■ AIM ■
Starting with the first line of the data below, copy each line up to and including the one containing "YAxis, CartesianGrid, Customized". Pictures stay out.

■ Collection entries ■
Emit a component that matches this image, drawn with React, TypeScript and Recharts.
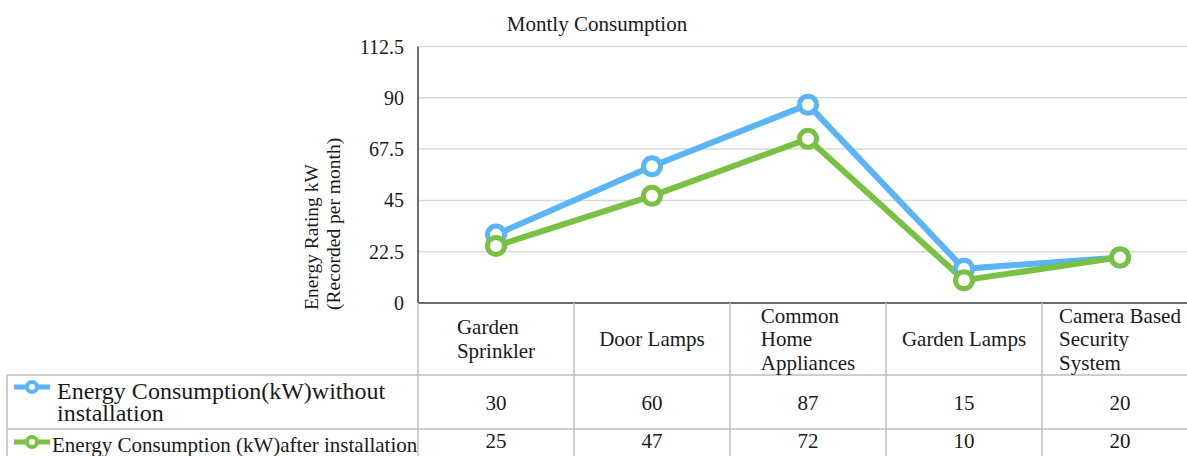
import React from "react";
import { LineChart, Line, XAxis, YAxis, CartesianGrid, Customized } from "recharts";

const categories = [
  "Garden\nSprinkler",
  "Door Lamps",
  "Common\nHome\nAppliances",
  "Garden Lamps",
  "Camera Based\nSecurity\nSystem",
];
const withoutValues = [30, 60, 87, 15, 20];
const afterValues = [25, 47, 72, 10, 20];
const seriesNames = [
  "Energy Consumption(kW)without installation",
  "Energy Consumption (kW)after installation",
];
const yTicks = [0, 22.5, 45, 67.5, 90, 112.5];
const chartTitle = "Montly Consumption";
const yLabelLines = ["Energy Rating kW", "(Recorded per month)"];

const BLUE = "#5AB4F5";
const GREEN = "#79C143";
const FONT = "'Liberation Serif', 'Times New Roman', Times, serif";
const TEXT = "#1a1a1a";
const TABLE_LINE = "#bdbdbd";

const data = categories.map((c, i) => ({
  name: c,
  without: withoutValues[i],
  after: afterValues[i],
}));

let ctx: CanvasRenderingContext2D | null = null;
function textWidth(s: string, size: number): number {
  if (!ctx) ctx = document.createElement("canvas").getContext("2d");
  if (!ctx) return s.length * size * 0.5;
  ctx.font = `${size}px "Liberation Serif"`;
  return ctx.measureText(s).width;
}

const LegendIcon = ({ y, color }: { y: number; color: string }) => (
  <g>
    <line x1={14} y1={y} x2={50} y2={y} stroke={color} strokeWidth={5} />
    <circle cx={32} cy={y} r={5} fill="#fff" stroke={color} strokeWidth={4} />
  </g>
);

const YTick = (props: any) => {
  const { x, y, payload } = props;
  return (
    <text x={x} y={y} textAnchor="end" dominantBaseline="central" fontFamily={FONT} fontSize={20} fill={TEXT}>
      {String(payload.value)}
    </text>
  );
};

const TableTick = (props: any) => {
  const { x, y, payload, width } = props;
  const n = categories.length;
  const i = payload.index;
  const half = payload.offset > 0 ? payload.offset : width / n / 2;
  const left = x - half;
  const right = x + half;
  const top = y;
  const headerH = 72;
  const rowH = 54;
  const r1 = top + headerH;
  const r2 = r1 + rowH;
  const bottom = r2 + rowH;
  const size = 21;
  const lh = 23.5;
  const lines = String(categories[i]).split("\n");
  const maxW = Math.max(...lines.map((l) => textWidth(l, size)));
  const tx = x - maxW / 2;
  const cy = top + headerH / 2;
  const firstY = cy - ((lines.length - 1) * lh) / 2;
  const tableRight = left + (n - i) * 2 * half;
  return (
    <g>
      <line x1={left} y1={top} x2={left} y2={bottom} stroke={TABLE_LINE} strokeWidth={1.5} />
      {i === n - 1 && (
        <line x1={right} y1={top} x2={right} y2={bottom} stroke={TABLE_LINE} strokeWidth={1.5} />
      )}
      {i === 0 && (
        <g>
          <line x1={7} y1={r1} x2={tableRight} y2={r1} stroke={TABLE_LINE} strokeWidth={1.5} />
          <line x1={7} y1={r2} x2={tableRight} y2={r2} stroke={TABLE_LINE} strokeWidth={1.5} />
          <line x1={7} y1={r1} x2={7} y2={bottom} stroke={TABLE_LINE} strokeWidth={1.5} />
          <LegendIcon y={r1 + 12} color={BLUE} />
          <text x={57} y={r1 + 16} dominantBaseline="central" fontFamily={FONT} fontSize={24} fill={TEXT}>
            <tspan x={57}>{"Energy Consumption(kW)without"}</tspan>
            <tspan x={57} dy={22}>{"installation"}</tspan>
          </text>
          <LegendIcon y={r2 + 13} color={GREEN} />
          <text x={52} y={r2 + 16} dominantBaseline="central" fontFamily={FONT} fontSize={21} fill={TEXT}>
            {seriesNames[1]}
          </text>
        </g>
      )}
      <text x={tx} y={firstY} dominantBaseline="central" fontFamily={FONT} fontSize={size} fill={TEXT}>
        {lines.map((l, k) => (
          <tspan key={k} x={tx} dy={k === 0 ? 0 : lh}>
            {l}
          </tspan>
        ))}
      </text>
      <text x={x} y={r1 + rowH / 2 + 1} textAnchor="middle" dominantBaseline="central" fontFamily={FONT} fontSize={21} fill={TEXT}>
        {withoutValues[i]}
      </text>
      <text x={x} y={r2 + 12} textAnchor="middle" dominantBaseline="central" fontFamily={FONT} fontSize={21} fill={TEXT}>
        {afterValues[i]}
      </text>
    </g>
  );
};

const Decorations = () => (
  <g>
    <text x={597} y={31} textAnchor="middle" fontFamily={FONT} fontSize={21} fill={TEXT}>
      {chartTitle}
    </text>
    <text
      x={318}
      y={310}
      textAnchor="start"
      transform="rotate(-90, 318, 310)"
      fontFamily={FONT}
      fontSize={19.5}
      fill={TEXT}
    >
      {yLabelLines[0]}
    </text>
    <text
      x={340}
      y={310}
      textAnchor="start"
      transform="rotate(-90, 340, 310)"
      fontFamily={FONT}
      fontSize={19.5}
      fill={TEXT}
    >
      {yLabelLines[1]}
    </text>
  </g>
);

export default function App() {
  return (
    <div
      style={{
        position: "absolute",
        left: 0,
        top: 0,
        width: 1187,
        height: 456,
        overflow: "hidden",
        background: "#fff",
        fontFamily: FONT,
      }}
    >
      <LineChart
        width={1200}
        height={483}
        data={data}
        margin={{ top: 46.5, right: 2, bottom: 0, left: 0 }}
        style={{ fontFamily: FONT }}
      >
        <CartesianGrid vertical={false} stroke="#d9d9d9" strokeWidth={1.5} />
        <XAxis
          dataKey="name"
          scale="band"
          interval={0}
          height={180}
          tickLine={false}
          tickSize={0}
          tickMargin={0}
          axisLine={{ stroke: "#6e6e6e", strokeWidth: 2 }}
          tick={<TableTick />}
        />
        <YAxis
          width={418}
          domain={[0, 112.5]}
          ticks={yTicks}
          interval={0}
          tickLine={false}
          tickSize={0}
          tickMargin={14}
          axisLine={{ stroke: "#6e6e6e", strokeWidth: 2 }}
          tick={<YTick />}
        />
        <Line
          type="linear"
          dataKey="without"
          name={seriesNames[0]}
          stroke={BLUE}
          strokeWidth={6}
          dot={{ r: 8.5, strokeWidth: 5, fill: "#fff", stroke: BLUE }}
          activeDot={false}
          isAnimationActive={false}
        />
        <Line
          type="linear"
          dataKey="after"
          name={seriesNames[1]}
          stroke={GREEN}
          strokeWidth={6}
          dot={{ r: 8.5, strokeWidth: 5, fill: "#fff", stroke: GREEN }}
          activeDot={false}
          isAnimationActive={false}
        />
        <Customized component={Decorations} />
      </LineChart>
    </div>
  );
}
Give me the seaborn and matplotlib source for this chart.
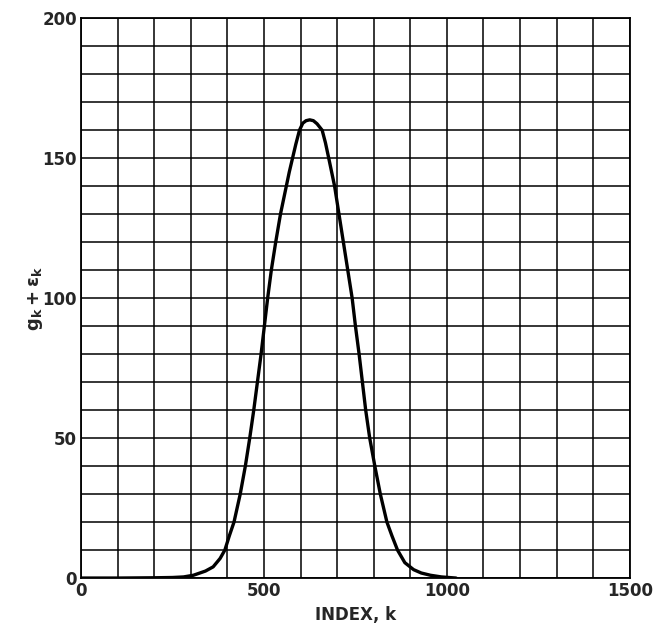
import numpy as np
import pandas as pd
import matplotlib
matplotlib.use("Agg")
import matplotlib.pyplot as plt
from matplotlib.ticker import MultipleLocator
import seaborn as sns

# values
index_k = [0, 100, 200, 250, 280, 307, 340, 361, 380, 393, 405, 418, 435, 449,
           461, 472, 482, 492, 501, 510, 520, 532, 545, 553, 561, 569, 578, 587,
           597, 606, 615, 625, 635, 645, 659, 668, 677, 693, 705, 717, 729,
           741, 750, 760, 769, 778, 789, 803, 818, 836, 850, 865, 885, 909,
           930, 955, 985, 1025]
g_eps = [0, 0, 0.1, 0.2, 0.4, 1, 2.5, 4, 7, 10, 15, 20, 30, 40,
         50, 60, 70, 80, 90, 100, 110, 120, 130, 135, 140, 145, 150, 155,
         160, 162.5, 163.4, 163.7, 163.4, 162.3, 160, 155.5, 150, 140, 130, 120, 110,
         100, 90, 80, 70, 60, 50, 40, 30, 20, 15, 10, 5.5, 3,
         1.8, 1, 0.4, 0]

df = pd.DataFrame({"k": index_k, "g": g_eps})

sns.set_style("white")
plt.rcParams["font.family"] = ["DejaVu Sans"]
plt.rcParams["mathtext.fontset"] = "dejavusans"

fig = plt.figure(figsize=(6.54, 6.29), dpi=100)
ax = fig.add_axes([0.124, 0.081, 0.839, 0.890])

sns.lineplot(data=df, x="k", y="g", ax=ax, color="black", linewidth=2.4,
             sort=False, zorder=5)

ax.set_xlim(0, 1500)
ax.set_ylim(0, 200)
ax.xaxis.set_major_locator(MultipleLocator(500))
ax.xaxis.set_minor_locator(MultipleLocator(100))
ax.yaxis.set_major_locator(MultipleLocator(50))
ax.yaxis.set_minor_locator(MultipleLocator(10))
ax.grid(True, which="both", color="black", linewidth=1.1)
ax.tick_params(which="both", length=0, pad=3, labelsize=12)
for lab in ax.get_xticklabels() + ax.get_yticklabels():
    lab.set_fontweight("bold")
for s in ax.spines.values():
    s.set_color("black")
    s.set_linewidth(1.3)

ax.set_xlabel("INDEX, k", fontsize=12, fontweight="bold", labelpad=4)
ax.set_ylabel(r"$\mathbf{g_k + \epsilon_k}$", fontsize=13, labelpad=-2)

fig.savefig("out.png", dpi=100)
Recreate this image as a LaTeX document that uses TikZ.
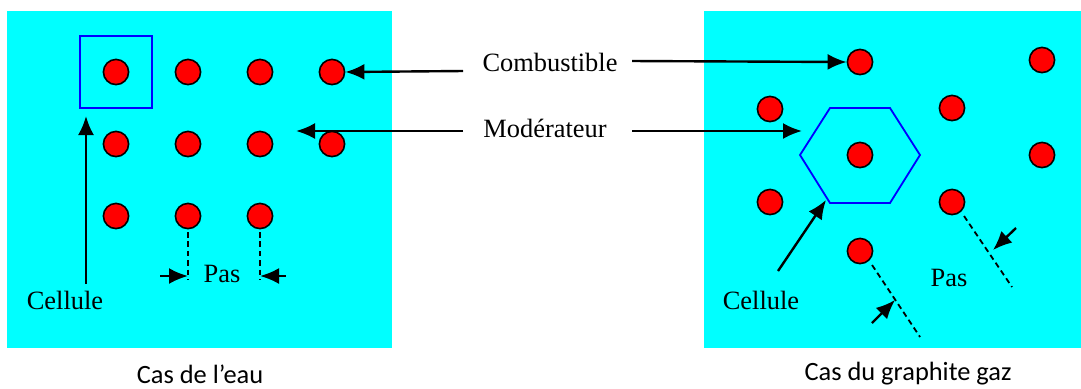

■ CORRECT RESPONSE ■
Emit a component that matches this image, drawn with React, TypeScript and Recharts.
import React from "react";
import { LineChart, Line, XAxis, YAxis, CartesianGrid, Customized } from "recharts";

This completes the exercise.